The average annual value of Mauer's record contract was $23 million and it was an important number as it related to Realmuto's free agency.

For the better part of a year, as his free agency approached, Realmuto made it clear that he was looking to raise the bar on catcher salaries. A year ago, a deal with an AAV of $23 million seemed like the starting point as the best catcher in the game hit the free-agent market. According to sources, Realmuto initially sought a deal of more than $200 million, something that could carry an AAV of as much as $30 million. Then the pandemic hit and the "landscape," to use former Phillies general manager Matt Klentak's word, changed due to plummeting revenues in the game. The Mets, who had money and a need at catcher, went in a different direction and signed James McCann, and six weeks later Realmuto is back with the Phillies on a deal that carries a record AAV of $23.1 million, big money for the rest of us schlubs but only a modest, $100,000 move of the ball that Realmuto was carrying for all catchers.

Realmuto, a former high school football star in his home state of Oklahoma, is OK with that.

"To be honest, moving the market in that sense wasn't really always the most important thing to me," he said. "Obviously, in my opinion, catchers are a little devalued in baseball, whether it be because the long-term contracts really haven't panned out or because in theory, we age faster, whatever that may be. It's a little tougher for catchers when they get up in age and it's tougher to get those long-term deals. And, quite frankly, the average annual value is not as high as other top position players at their positions, for whatever reason that is.

"I was happy to not let that go backwards, you know? I know it's been a long time since Mauer had his deal. It's a little different scenario that baseball's in. But I think, post-pandemic, we're pretty happy with the deal that we got."

Realmuto declined to answer whether he received offers from other clubs, saying, "I'm going to leave that for someone else to speak about."

Dave Dombrowski, who joined the organization as president of baseball operations in December, two months after Klentak was reassigned within the organization, and his wife visited with Realmuto and his wife in Oklahoma two days before Christmas. The little bit of old school relationship building, the kind regularly practiced by Pat Gillick, resonated with Realmuto.

"It definitely helped," Realmuto said. "We walked away from that meeting, in the car on the way home, talking about how impressive Dave and his wife were. That was the first time we could walk away, in the offseason, and feel confident about what was going on. We felt like Philly was going to be a good place for us again. He just made a good impression on us. 

"He let us know the organization is in a place to try to win. He mentioned that (managing partner John Middleton) said he wanted this Phillies team to be one of the best teams ever. So that sunk in with me.

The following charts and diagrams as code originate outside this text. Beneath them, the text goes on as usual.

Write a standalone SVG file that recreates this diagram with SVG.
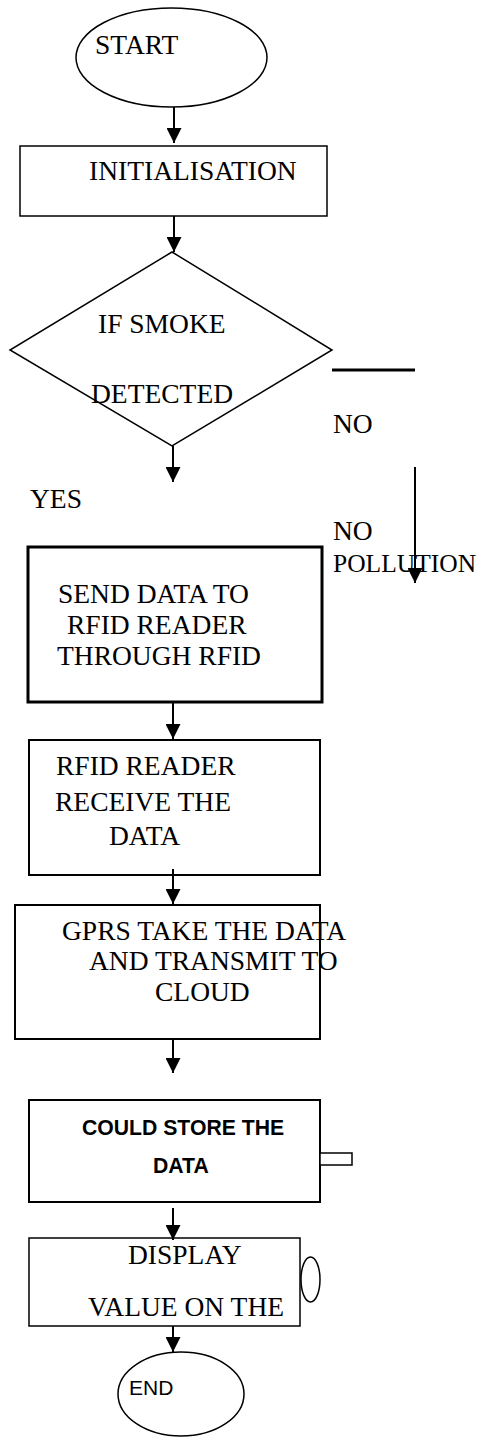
<svg xmlns="http://www.w3.org/2000/svg" width="481" height="1437" viewBox="0 0 481 1437">
<style>
.s{fill:#fff;stroke:#000;stroke-width:1.5}
.b{fill:#fff;stroke:#000;stroke-width:3}
.m{fill:#fff;stroke:#000;stroke-width:2}
.t{font-family:"Liberation Serif",serif;font-size:27.5px;fill:#000}
.c{font-family:"Liberation Sans",sans-serif;font-size:21px;fill:#000}
.cb{font-family:"Liberation Sans",sans-serif;font-size:21.2px;font-weight:bold;fill:#000}
.e{stroke:#000;stroke-width:2;fill:none}
</style>
<defs>
<marker id="ah" markerUnits="userSpaceOnUse" markerWidth="16" markerHeight="15" refX="15" refY="7.5" orient="auto">
<path d="M0,0 L15,7.5 L0,15 Z" fill="#000"/>
</marker>
</defs>
<g id="start"><ellipse class="s" cx="171.5" cy="57.5" rx="95.5" ry="49.5"/><text class="t" x="95" y="54">START</text></g>
<g id="init"><rect class="s" x="20" y="146" width="307" height="70"/><text class="t" x="89" y="180">INITIALISATION</text></g>
<g id="decision"><polygon class="s" points="172,252 332,350 172,446 10,350"/><text class="t" x="98" y="333">IF SMOKE</text><text class="t" x="91" y="403">DETECTED</text></g>
<g id="send"><rect class="b" x="28" y="547" width="294" height="155"/><text class="t" x="58" y="603">SEND DATA TO</text><text class="t" x="67" y="634">RFID READER</text><text class="t" x="57" y="665">THROUGH RFID</text></g>
<g id="receive"><rect class="m" x="29" y="740" width="291" height="135"/><text class="t" x="56" y="775">RFID READER</text><text class="t" x="55" y="811">RECEIVE THE</text><text class="t" x="109" y="845">DATA</text></g>
<g id="gprs"><rect class="m" x="15" y="905" width="305" height="134"/><text class="t" x="62" y="940">GPRS TAKE THE DATA</text><text class="t" x="89" y="970">AND TRANSMIT TO</text><text class="t" x="155" y="1001">CLOUD</text></g>
<g id="store"><rect class="m" x="29" y="1100" width="291" height="102"/><rect class="s" x="320" y="1153" width="32" height="12"/><text class="cb" x="82" y="1135">COULD STORE THE</text><text class="cb" x="153" y="1173">DATA</text></g>
<g id="display"><rect class="s" x="29" y="1238" width="271" height="88"/><ellipse class="s" cx="310.5" cy="1279.5" rx="9.5" ry="22.5"/><text class="t" x="128" y="1264">DISPLAY</text><text class="t" x="88" y="1316">VALUE ON THE</text></g>
<g id="end"><ellipse class="s" cx="181" cy="1394" rx="63" ry="42"/><text class="c" x="129" y="1395">END</text></g>
<g id="labels"><text class="t" x="333" y="433">NO</text><text class="t" x="30" y="508">YES</text><text class="t" x="333" y="540">NO</text><text class="t" x="333" y="572" style="font-size:25.5px">POLLUTION</text></g>
<g id="connectors">
<line class="e" x1="174" y1="107" x2="174" y2="143" marker-end="url(#ah)"/>
<line class="e" x1="174" y1="216" x2="174" y2="252" marker-end="url(#ah)"/>
<line class="e" x1="173" y1="446" x2="173" y2="482" marker-end="url(#ah)"/>
<line x1="332" y1="370" x2="415" y2="370" stroke="#000" stroke-width="3"/>
<line class="e" x1="415" y1="467" x2="415" y2="583" marker-end="url(#ah)"/>
<line class="e" x1="173" y1="702" x2="173" y2="739" marker-end="url(#ah)"/>
<line class="e" x1="173" y1="869" x2="173" y2="904" marker-end="url(#ah)"/>
<line class="e" x1="173" y1="1039" x2="173" y2="1073" marker-end="url(#ah)"/>
<line class="e" x1="173" y1="1208" x2="173" y2="1240" marker-end="url(#ah)"/>
<line class="e" x1="173" y1="1326" x2="173" y2="1352" marker-end="url(#ah)"/>
</g>
</svg>
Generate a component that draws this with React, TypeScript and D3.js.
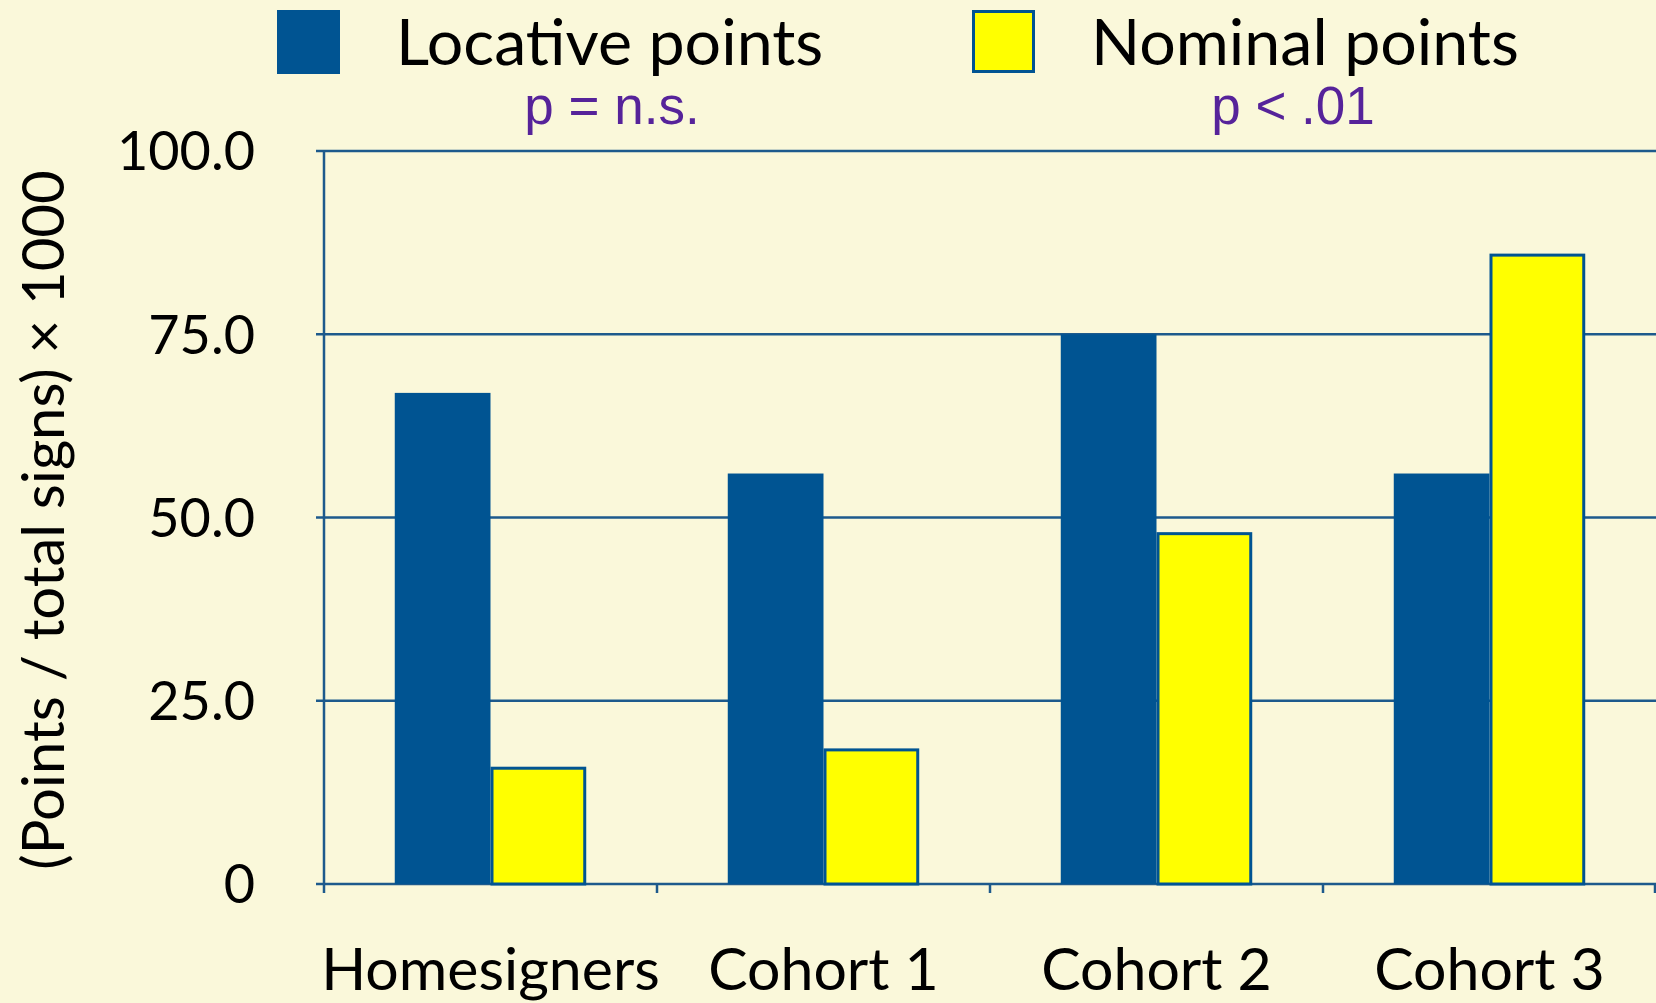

That gave me the confidence that they want to go out there and get to the postseason."

Back at the start of the offseason, it looked as if the Phils were in for some serious belt-tightening. Ownership indicated as much. Now, in recent weeks, the team has made over $150 million in commitments to free agents Realmuto, Didi Gregorius, Archie Bradley and Matt Moore. And the team is still mining for a bargain or two on what's left of the pitching market.

"I think a lot of that can be attributed to John Middleton and the Buck family that have been willing to step up and do things for us to try to make us better as a ballclub," Dombrowski said. "They're trying to allow us to put the best club possible on the field and also provide entertainment for our fans. So I think it's really an ownership driven decision that they've made."

And the biggest decision was Realmuto.

Yo, Bryce, your boy is back.

"We never ever wanted to be in a position where we will lose J.T.," Dombrowski said. "And that was from ownership, to (manager) Joe Girardi to staff members. Everybody was unanimous in that support. And, of course, you pay attention to the fans, there's a passion there, which is great. Teammates wanted to have him on board.

"We always, from every end of it, wanted to bring J.T. back."